Por: Broncha Klainbaum
Estoy segura que si viviésemos mil años no lograríamos descubrir todos los relatos y experiencias de los que se encontraron en es terrible periodo en que un enfermo con aires de grandiosidad se le ocurrió “redimir” a Europa, al mundo y especialmente a Alemania de “la terrible plaga” que somos los Judíos.
Hace unos días vi una “película”-Los niños de Windermere- en la que se relata la historia de un grupo de niños y niñas de variadas edades, sobrevivientes de los campos de exterminio.

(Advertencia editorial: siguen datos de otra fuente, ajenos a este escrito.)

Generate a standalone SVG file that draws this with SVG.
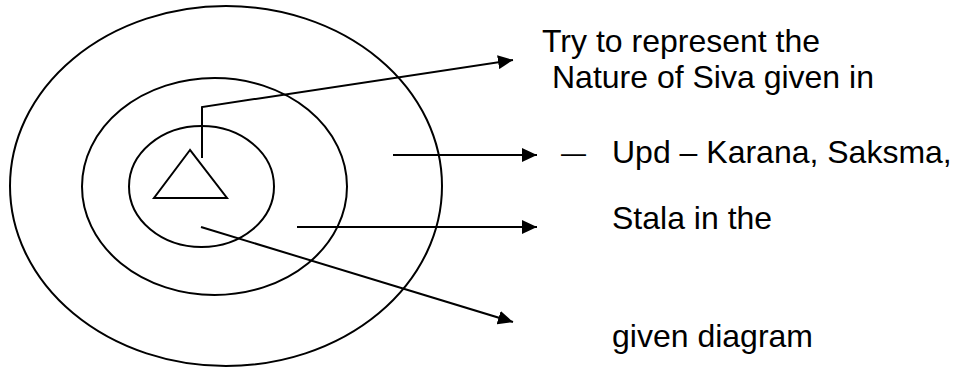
<svg xmlns="http://www.w3.org/2000/svg" width="953" height="367" viewBox="0 0 953 367">
<style>
.sh{fill:none;stroke:#000;stroke-width:2}
.cn{fill:none;stroke:#000;stroke-width:2}
.tx{font-family:"Liberation Sans",Arial,sans-serif;font-size:32px;fill:#000}
</style>
<defs>
<marker id="ah" markerUnits="userSpaceOnUse" markerWidth="16" markerHeight="14" refX="15" refY="7" orient="auto">
<path d="M0,0 L15,7 L0,14 z" fill="#000"/>
</marker>
</defs>
<rect width="953" height="367" fill="#fff"/>
<g id="outer-ring"><ellipse class="sh" cx="226" cy="186" rx="216" ry="180"/></g>
<g id="middle-ring"><ellipse class="sh" cx="214.5" cy="186.5" rx="132.5" ry="108.5"/></g>
<g id="inner-ring"><ellipse class="sh" cx="201.5" cy="186.5" rx="72.5" ry="60.5"/></g>
<g id="triangle"><polygon class="sh" points="190,150 154,198 227,198"/></g>
<g id="connectors">
<polyline class="cn" points="202,158 202,107 513,60" marker-end="url(#ah)"/>
<line class="cn" x1="393" y1="155" x2="537" y2="155" marker-end="url(#ah)"/>
<line class="cn" x1="297" y1="227" x2="537" y2="227" marker-end="url(#ah)"/>
<line class="cn" x1="201" y1="227" x2="513" y2="322" marker-end="url(#ah)"/>
</g>
<g id="labels">
<text class="tx" x="542" y="52">Try to represent the</text>
<text class="tx" x="552" y="88">Nature of Siva given in</text>
<text class="tx" x="561" y="162" style="font-size:25px">—</text>
<text class="tx" x="612" y="163">Upd – Karana, Saksma,</text>
<text class="tx" x="612" y="229">Stala in the</text>
<text class="tx" x="612" y="347">given diagram</text>
</g>
</svg>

En 1943, aproximadamente 300 fueron llevados al lugar en donde estarías unos meses para ser “rehabilitados” Un grupo de psicólogos, un rabino y un entrenador de futbol, se ocuparon diariamente de ellos.
La llegad al lugar fue impactante. En realidad las experiencias vividas les hacían dudar de las intenciones de esas personas y la disposición de las construcciones no ayudaron a la primera impresión de los chicos.

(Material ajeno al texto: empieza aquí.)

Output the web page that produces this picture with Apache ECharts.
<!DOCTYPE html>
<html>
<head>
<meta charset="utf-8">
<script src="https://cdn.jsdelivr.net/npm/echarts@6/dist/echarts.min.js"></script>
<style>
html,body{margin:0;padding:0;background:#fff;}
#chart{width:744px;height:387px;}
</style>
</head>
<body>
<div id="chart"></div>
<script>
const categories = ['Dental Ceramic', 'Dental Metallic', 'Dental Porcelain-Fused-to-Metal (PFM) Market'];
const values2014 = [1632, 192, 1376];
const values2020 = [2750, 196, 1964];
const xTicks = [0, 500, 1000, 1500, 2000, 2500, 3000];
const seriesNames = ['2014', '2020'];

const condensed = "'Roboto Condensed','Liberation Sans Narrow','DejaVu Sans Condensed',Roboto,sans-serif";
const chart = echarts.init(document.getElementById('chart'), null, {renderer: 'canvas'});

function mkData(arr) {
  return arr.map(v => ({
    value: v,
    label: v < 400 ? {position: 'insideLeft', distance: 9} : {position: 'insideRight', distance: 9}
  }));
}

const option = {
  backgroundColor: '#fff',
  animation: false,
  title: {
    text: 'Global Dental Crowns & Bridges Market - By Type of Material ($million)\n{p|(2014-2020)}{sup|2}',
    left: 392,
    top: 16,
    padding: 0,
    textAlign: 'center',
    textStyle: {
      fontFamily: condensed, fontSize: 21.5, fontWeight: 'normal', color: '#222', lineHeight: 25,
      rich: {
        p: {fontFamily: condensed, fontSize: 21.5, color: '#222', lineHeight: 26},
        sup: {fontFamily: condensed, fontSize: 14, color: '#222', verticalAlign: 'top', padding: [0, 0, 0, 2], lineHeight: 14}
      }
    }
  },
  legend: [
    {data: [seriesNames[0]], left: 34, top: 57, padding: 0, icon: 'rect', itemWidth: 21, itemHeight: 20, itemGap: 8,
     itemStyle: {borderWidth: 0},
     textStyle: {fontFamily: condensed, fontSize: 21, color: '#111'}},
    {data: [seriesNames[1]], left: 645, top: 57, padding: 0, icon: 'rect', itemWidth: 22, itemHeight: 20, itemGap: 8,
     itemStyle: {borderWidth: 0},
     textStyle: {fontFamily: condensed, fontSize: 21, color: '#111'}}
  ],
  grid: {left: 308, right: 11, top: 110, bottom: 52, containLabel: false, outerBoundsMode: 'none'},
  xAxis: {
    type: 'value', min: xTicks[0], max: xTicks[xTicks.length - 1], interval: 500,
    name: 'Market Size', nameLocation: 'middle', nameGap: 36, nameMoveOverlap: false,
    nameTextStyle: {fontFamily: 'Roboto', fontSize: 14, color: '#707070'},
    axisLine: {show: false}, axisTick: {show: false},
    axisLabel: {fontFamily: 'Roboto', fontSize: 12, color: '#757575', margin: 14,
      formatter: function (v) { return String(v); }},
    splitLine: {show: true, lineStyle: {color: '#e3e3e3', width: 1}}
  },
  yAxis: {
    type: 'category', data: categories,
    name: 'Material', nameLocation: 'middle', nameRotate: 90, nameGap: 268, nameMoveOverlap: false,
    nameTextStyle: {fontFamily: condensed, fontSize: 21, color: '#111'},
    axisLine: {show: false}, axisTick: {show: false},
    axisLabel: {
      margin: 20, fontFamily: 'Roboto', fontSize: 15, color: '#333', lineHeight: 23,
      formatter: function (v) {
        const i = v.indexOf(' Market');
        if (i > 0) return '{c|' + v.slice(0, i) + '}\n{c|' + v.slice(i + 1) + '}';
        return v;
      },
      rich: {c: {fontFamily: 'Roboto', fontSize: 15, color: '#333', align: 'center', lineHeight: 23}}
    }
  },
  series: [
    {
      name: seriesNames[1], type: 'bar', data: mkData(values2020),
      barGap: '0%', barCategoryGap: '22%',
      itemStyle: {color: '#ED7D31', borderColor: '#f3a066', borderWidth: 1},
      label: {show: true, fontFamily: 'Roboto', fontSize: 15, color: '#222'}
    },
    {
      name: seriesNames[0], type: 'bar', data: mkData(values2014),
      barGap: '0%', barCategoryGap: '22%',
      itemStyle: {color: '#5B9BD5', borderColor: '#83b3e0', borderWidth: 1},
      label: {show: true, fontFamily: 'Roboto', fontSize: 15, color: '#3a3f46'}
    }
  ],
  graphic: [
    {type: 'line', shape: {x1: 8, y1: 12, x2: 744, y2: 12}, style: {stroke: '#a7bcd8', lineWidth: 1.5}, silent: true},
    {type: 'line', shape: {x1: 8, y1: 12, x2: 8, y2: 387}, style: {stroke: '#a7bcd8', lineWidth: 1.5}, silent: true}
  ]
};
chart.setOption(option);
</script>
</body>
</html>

Eran “barracas”, separadas entre sí por céspedes bien podados
El primer paso a seguir fue despojarse de sus ropas y dejar sus paupérrimas pertenencias. No me imagino qué alcanzaron a pensar y el terror que pudieron haber sentido.

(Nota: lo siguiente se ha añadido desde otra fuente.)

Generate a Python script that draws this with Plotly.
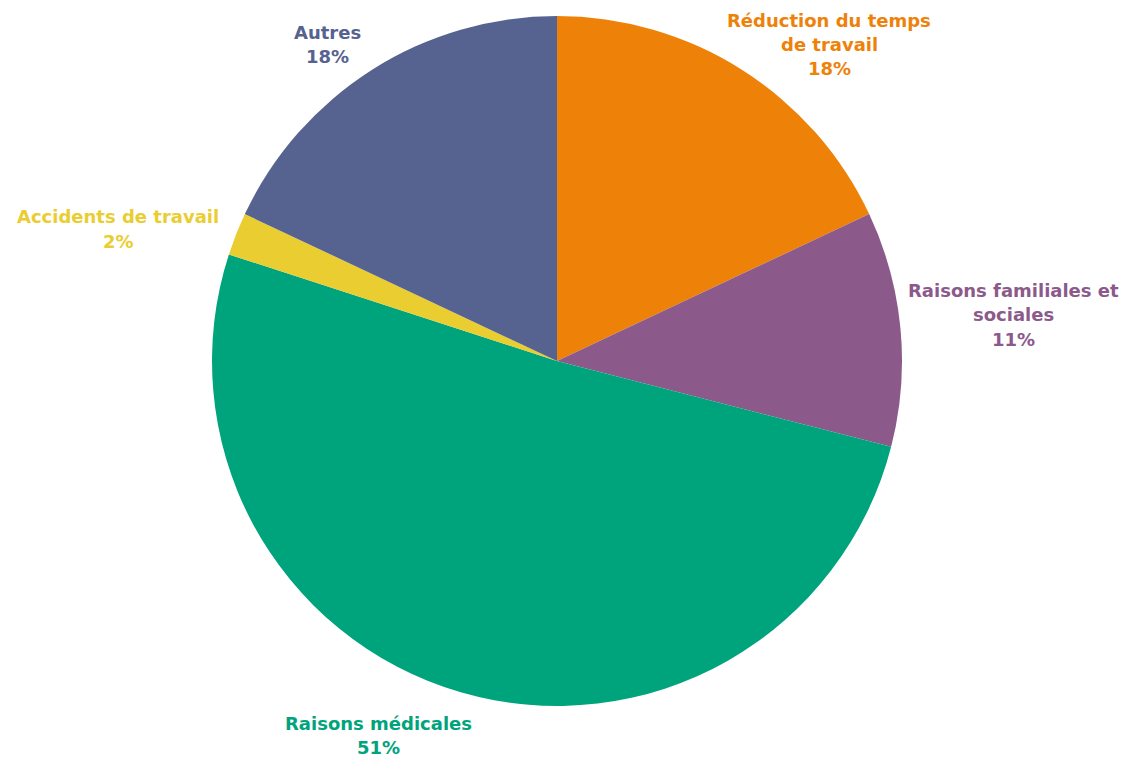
import plotly.graph_objects as go

# Répartition des motifs (en %)
categories = [
    "Réduction du temps de travail",
    "Raisons familiales et sociales",
    "Raisons médicales",
    "Accidents de travail",
    "Autres",
]
values = [18, 11, 51, 2, 18]
colors = ["#EE8209", "#8B5A8B", "#00A47C", "#EACD30", "#56628F"]

# Texte des étiquettes (avec retours à la ligne)
label_lines = [
    ["Réduction du temps", "de travail"],
    ["Raisons familiales et", "sociales"],
    ["Raisons médicales"],
    ["Accidents de travail"],
    ["Autres"],
]
# Position (px) du centre de la première ligne de chaque étiquette
label_pos = [(829, 20), (1013, 290), (378, 723), (118, 217), (328, 32)]

W, H = 1131, 757
cx, cy, r = 557, 361, 345

fig = go.Figure(
    go.Pie(
        labels=categories,
        values=values,
        sort=False,
        direction="clockwise",
        rotation=0,
        marker=dict(colors=colors, line=dict(width=0)),
        textinfo="none",
        hoverinfo="label+percent",
        showlegend=False,
        domain=dict(
            x=[(cx - r) / W, (cx + r) / W],
            y=[(H - cy - r) / H, (H - cy + r) / H],
        ),
    )
)

annotations = []
line_gap = 24.5
for lines, v, (x, y), c in zip(label_lines, values, label_pos, colors):
    for i, t in enumerate(lines + [f"{v}%"]):
        annotations.append(
            dict(
                x=x / W,
                y=1 - (y + i * line_gap) / H,
                xref="paper",
                yref="paper",
                text=f"<b>{t}</b>",
                showarrow=False,
                xanchor="center",
                yanchor="middle",
                borderpad=0,
                font=dict(family="DejaVu Sans", size=18, color=c),
            )
        )

fig.update_layout(
    width=W,
    height=H,
    margin=dict(l=0, r=0, t=0, b=0),
    paper_bgcolor="white",
    plot_bgcolor="white",
    annotations=annotations,
)

fig.write_html("out.html")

Los primeros días durmieron debajo de las camas, se abalanzaron sobre las primeras canastas con pan que fueron colocadas en las mesas y corrieron para esconderlo por temor de que los despojaron de ese “tesoro”.
El pueblo no fue amable: para ellos todos habían sufrido con la guerra, los chicos por consecuencia no eran diferentes.
La Cruz Roja Internacional averiguó por las familias y todas sin ninguna excepción, habían sido asesinadas.
Entre la amargura, el deseo de sobrevivir, los celos, las relaciones forjadas, crecieron y se adaptaron en diferentes lugares.